[Exercise prompt]:
Transcribe the full listing exactly, and drop every picture.

═══ Dataset excerpt

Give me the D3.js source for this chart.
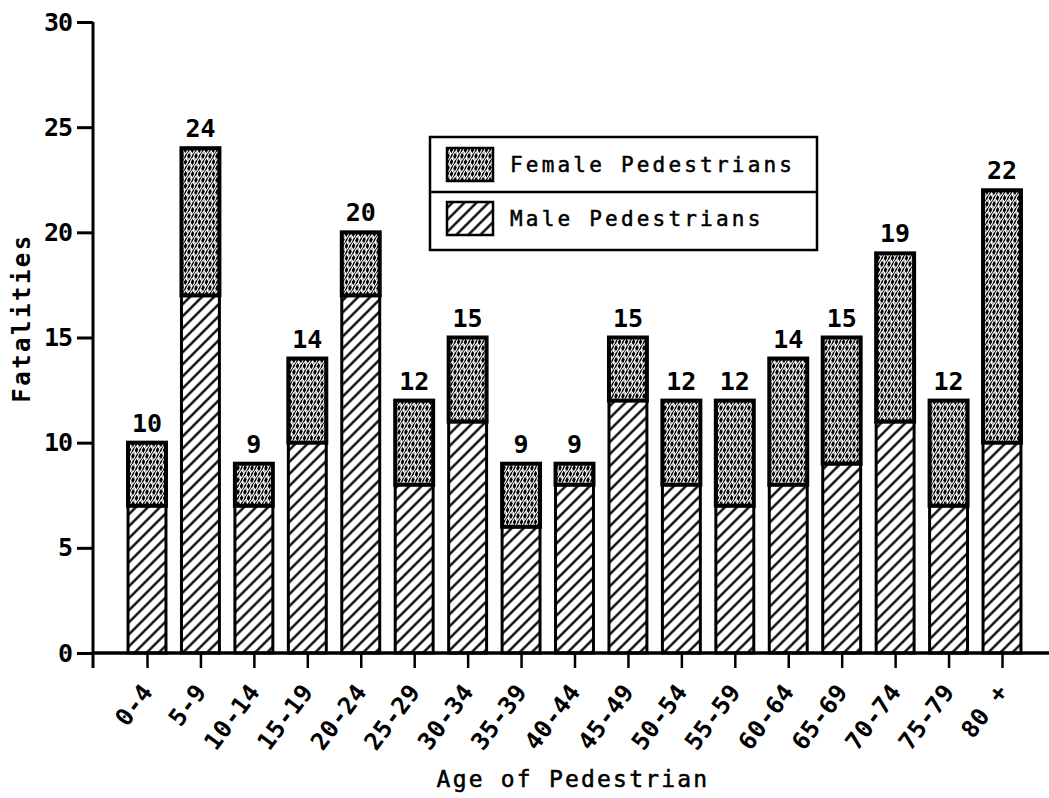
<!DOCTYPE html>
<html><head><meta charset="utf-8">
<script src="https://cdn.jsdelivr.net/npm/d3@7"></script>
<style>body{margin:0;background:#fff}svg{display:block}</style>
</head><body>
<script>
const categories = ["0-4","5-9","10-14","15-19","20-24","25-29","30-34","35-39","40-44","45-49","50-54","55-59","60-64","65-69","70-74","75-79","80 +"];
const maleValues   = [7,17,7,10,17,8,11,6,8,12,8,7,8,9,11,7,10];
const femaleValues = [3,7,2,4,3,4,4,3,1,3,4,5,6,6,8,5,12];
const yTicks = [0,5,10,15,20,25,30];
const seriesNames = ["Female Pedestrians","Male Pedestrians"];

const W=1049,H=798;
const FONT='"DejaVu Sans Mono", "Liberation Mono", monospace';
const svg=d3.select("body").append("svg").attr("width",W).attr("height",H);
const defs=svg.append("defs");

// male hatch
const pm=defs.append("pattern").attr("id","male").attr("patternUnits","userSpaceOnUse")
  .attr("width",8.5).attr("height",8.5).attr("patternTransform","rotate(45)");
pm.append("rect").attr("width",8.5).attr("height",8.5).attr("fill","#fff");
pm.append("line").attr("x1",4.25).attr("y1",0).attr("x2",4.25).attr("y2",8.5).attr("stroke","#000").attr("stroke-width",2.3);

// female texture: black with white tilted loops
const pf=defs.append("pattern").attr("id","female").attr("patternUnits","userSpaceOnUse")
  .attr("width",7).attr("height",12);
pf.append("rect").attr("width",7).attr("height",12).attr("fill","#000");
[[3.5,6],[0,0],[7,0],[0,12],[7,12]].forEach(([cx,cy])=>{
  pf.append("ellipse").attr("cx",cx).attr("cy",cy).attr("rx",2.0).attr("ry",4.6)
    .attr("fill","none").attr("stroke","#fff").attr("stroke-width",1.1)
    .attr("transform",`rotate(22,${cx},${cy})`);
});

const x=d3.scalePoint().domain(categories).range([147,1002]);
const barW=x.step()*0.71;
const y=d3.scaleLinear().domain([0,30]).range([653,22]);
const axisX=93;

// bars
const g=svg.append("g");
categories.forEach((c,i)=>{
  const cx=x(c), m=maleValues[i], f=femaleValues[i];
  g.append("rect").attr("x",cx-barW/2).attr("y",y(m)).attr("width",barW).attr("height",y(0)-y(m))
    .attr("fill","url(#male)").attr("stroke","#000").attr("stroke-width",3);
  g.append("rect").attr("x",cx-barW/2).attr("y",y(m+f)).attr("width",barW).attr("height",y(m)-y(m+f))
    .attr("fill","url(#female)").attr("stroke","#000").attr("stroke-width",4);
  g.append("text").attr("x",cx).attr("y",y(m+f)-11).attr("text-anchor","middle")
    .attr("font-family",FONT).attr("font-weight","bold").attr("font-size",25).attr("letter-spacing",0)
    .text(m+f);
});

// y axis
const ya=svg.append("g").attr("transform",`translate(${axisX},0)`)
  .call(d3.axisLeft(y).tickValues(yTicks).tickSize(16).tickPadding(5));
ya.select(".domain").remove();
ya.selectAll(".tick line").attr("stroke","#000").attr("stroke-width",3);
ya.selectAll(".tick text").attr("font-family",FONT).attr("font-weight","bold").attr("font-size",25)
  .attr("letter-spacing",-1).attr("fill","#000");
svg.append("line").attr("x1",axisX).attr("x2",axisX).attr("y1",y(30)).attr("y2",668).attr("stroke","#000").attr("stroke-width",3);

// x axis
const xa=svg.append("g").attr("transform",`translate(0,${y(0)})`)
  .call(d3.axisBottom(x).tickSize(15).tickFormat(""));
xa.select(".domain").remove();
xa.selectAll(".tick line").attr("stroke","#000").attr("stroke-width",2.5);
svg.append("line").attr("x1",axisX).attr("x2",W).attr("y1",y(0)).attr("y2",y(0)).attr("stroke","#000").attr("stroke-width",3.5);

// rotated category labels
svg.append("g").selectAll("text").data(categories).join("text")
  .attr("transform",d=>`translate(${x(d)+7},${692}) rotate(-53)`)
  .attr("text-anchor","end").attr("font-family",FONT).attr("font-weight","bold")
  .attr("font-size",24).attr("letter-spacing",0.5).text(d=>d);

// axis titles
svg.append("text").attr("x",573).attr("y",787).attr("text-anchor","middle")
  .attr("font-family",FONT).attr("font-size",23).attr("letter-spacing",2.2).attr("stroke","#000").attr("stroke-width",0.5).text("Age of Pedestrian");
svg.append("text").attr("transform","translate(30,318) rotate(-90)").attr("text-anchor","middle")
  .attr("font-family",FONT).attr("font-weight","bold").attr("font-size",24).attr("letter-spacing",2.5).text("Fatalities");

// legend
const lg=svg.append("g");
lg.append("rect").attr("x",430).attr("y",137).attr("width",387).attr("height",113).attr("fill","#fff").attr("stroke","#000").attr("stroke-width",2.5);
lg.append("line").attr("x1",430).attr("x2",817).attr("y1",192).attr("y2",192).attr("stroke","#000").attr("stroke-width",2.5);
const fills=["url(#female)","url(#male)"];
seriesNames.forEach((n,i)=>{
  const yy=148+i*54;
  lg.append("rect").attr("x",447).attr("y",yy).attr("width",46).attr("height",33)
    .attr("fill",fills[i]).attr("stroke","#000").attr("stroke-width",2.5);
  lg.append("text").attr("x",510).attr("y",yy+24).attr("font-family",FONT).attr("font-size",21)
    .attr("letter-spacing",3.2).attr("stroke","#000").attr("stroke-width",0.5).text(n);
});
</script>
</body></html>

══════

[Full answer]:
Give me the D3.js source for this chart.
<!DOCTYPE html>
<html><head><meta charset="utf-8">
<script src="https://cdn.jsdelivr.net/npm/d3@7"></script>
<style>body{margin:0;background:#fff}svg{display:block}</style>
</head><body>
<script>
const categories = ["0-4","5-9","10-14","15-19","20-24","25-29","30-34","35-39","40-44","45-49","50-54","55-59","60-64","65-69","70-74","75-79","80 +"];
const maleValues   = [7,17,7,10,17,8,11,6,8,12,8,7,8,9,11,7,10];
const femaleValues = [3,7,2,4,3,4,4,3,1,3,4,5,6,6,8,5,12];
const yTicks = [0,5,10,15,20,25,30];
const seriesNames = ["Female Pedestrians","Male Pedestrians"];

const W=1049,H=798;
const FONT='"DejaVu Sans Mono", "Liberation Mono", monospace';
const svg=d3.select("body").append("svg").attr("width",W).attr("height",H);
const defs=svg.append("defs");

// male hatch
const pm=defs.append("pattern").attr("id","male").attr("patternUnits","userSpaceOnUse")
  .attr("width",8.5).attr("height",8.5).attr("patternTransform","rotate(45)");
pm.append("rect").attr("width",8.5).attr("height",8.5).attr("fill","#fff");
pm.append("line").attr("x1",4.25).attr("y1",0).attr("x2",4.25).attr("y2",8.5).attr("stroke","#000").attr("stroke-width",2.3);

// female texture: black with white tilted loops
const pf=defs.append("pattern").attr("id","female").attr("patternUnits","userSpaceOnUse")
  .attr("width",7).attr("height",12);
pf.append("rect").attr("width",7).attr("height",12).attr("fill","#000");
[[3.5,6],[0,0],[7,0],[0,12],[7,12]].forEach(([cx,cy])=>{
  pf.append("ellipse").attr("cx",cx).attr("cy",cy).attr("rx",2.0).attr("ry",4.6)
    .attr("fill","none").attr("stroke","#fff").attr("stroke-width",1.1)
    .attr("transform",`rotate(22,${cx},${cy})`);
});

const x=d3.scalePoint().domain(categories).range([147,1002]);
const barW=x.step()*0.71;
const y=d3.scaleLinear().domain([0,30]).range([653,22]);
const axisX=93;

// bars
const g=svg.append("g");
categories.forEach((c,i)=>{
  const cx=x(c), m=maleValues[i], f=femaleValues[i];
  g.append("rect").attr("x",cx-barW/2).attr("y",y(m)).attr("width",barW).attr("height",y(0)-y(m))
    .attr("fill","url(#male)").attr("stroke","#000").attr("stroke-width",3);
  g.append("rect").attr("x",cx-barW/2).attr("y",y(m+f)).attr("width",barW).attr("height",y(m)-y(m+f))
    .attr("fill","url(#female)").attr("stroke","#000").attr("stroke-width",4);
  g.append("text").attr("x",cx).attr("y",y(m+f)-11).attr("text-anchor","middle")
    .attr("font-family",FONT).attr("font-weight","bold").attr("font-size",25).attr("letter-spacing",0)
    .text(m+f);
});

// y axis
const ya=svg.append("g").attr("transform",`translate(${axisX},0)`)
  .call(d3.axisLeft(y).tickValues(yTicks).tickSize(16).tickPadding(5));
ya.select(".domain").remove();
ya.selectAll(".tick line").attr("stroke","#000").attr("stroke-width",3);
ya.selectAll(".tick text").attr("font-family",FONT).attr("font-weight","bold").attr("font-size",25)
  .attr("letter-spacing",-1).attr("fill","#000");
svg.append("line").attr("x1",axisX).attr("x2",axisX).attr("y1",y(30)).attr("y2",668).attr("stroke","#000").attr("stroke-width",3);

// x axis
const xa=svg.append("g").attr("transform",`translate(0,${y(0)})`)
  .call(d3.axisBottom(x).tickSize(15).tickFormat(""));
xa.select(".domain").remove();
xa.selectAll(".tick line").attr("stroke","#000").attr("stroke-width",2.5);
svg.append("line").attr("x1",axisX).attr("x2",W).attr("y1",y(0)).attr("y2",y(0)).attr("stroke","#000").attr("stroke-width",3.5);

// rotated category labels
svg.append("g").selectAll("text").data(categories).join("text")
  .attr("transform",d=>`translate(${x(d)+7},${692}) rotate(-53)`)
  .attr("text-anchor","end").attr("font-family",FONT).attr("font-weight","bold")
  .attr("font-size",24).attr("letter-spacing",0.5).text(d=>d);

// axis titles
svg.append("text").attr("x",573).attr("y",787).attr("text-anchor","middle")
  .attr("font-family",FONT).attr("font-size",23).attr("letter-spacing",2.2).attr("stroke","#000").attr("stroke-width",0.5).text("Age of Pedestrian");
svg.append("text").attr("transform","translate(30,318) rotate(-90)").attr("text-anchor","middle")
  .attr("font-family",FONT).attr("font-weight","bold").attr("font-size",24).attr("letter-spacing",2.5).text("Fatalities");

// legend
const lg=svg.append("g");
lg.append("rect").attr("x",430).attr("y",137).attr("width",387).attr("height",113).attr("fill","#fff").attr("stroke","#000").attr("stroke-width",2.5);
lg.append("line").attr("x1",430).attr("x2",817).attr("y1",192).attr("y2",192).attr("stroke","#000").attr("stroke-width",2.5);
const fills=["url(#female)","url(#male)"];
seriesNames.forEach((n,i)=>{
  const yy=148+i*54;
  lg.append("rect").attr("x",447).attr("y",yy).attr("width",46).attr("height",33)
    .attr("fill",fills[i]).attr("stroke","#000").attr("stroke-width",2.5);
  lg.append("text").attr("x",510).attr("y",yy+24).attr("font-family",FONT).attr("font-size",21)
    .attr("letter-spacing",3.2).attr("stroke","#000").attr("stroke-width",0.5).text(n);
});
</script>
</body></html>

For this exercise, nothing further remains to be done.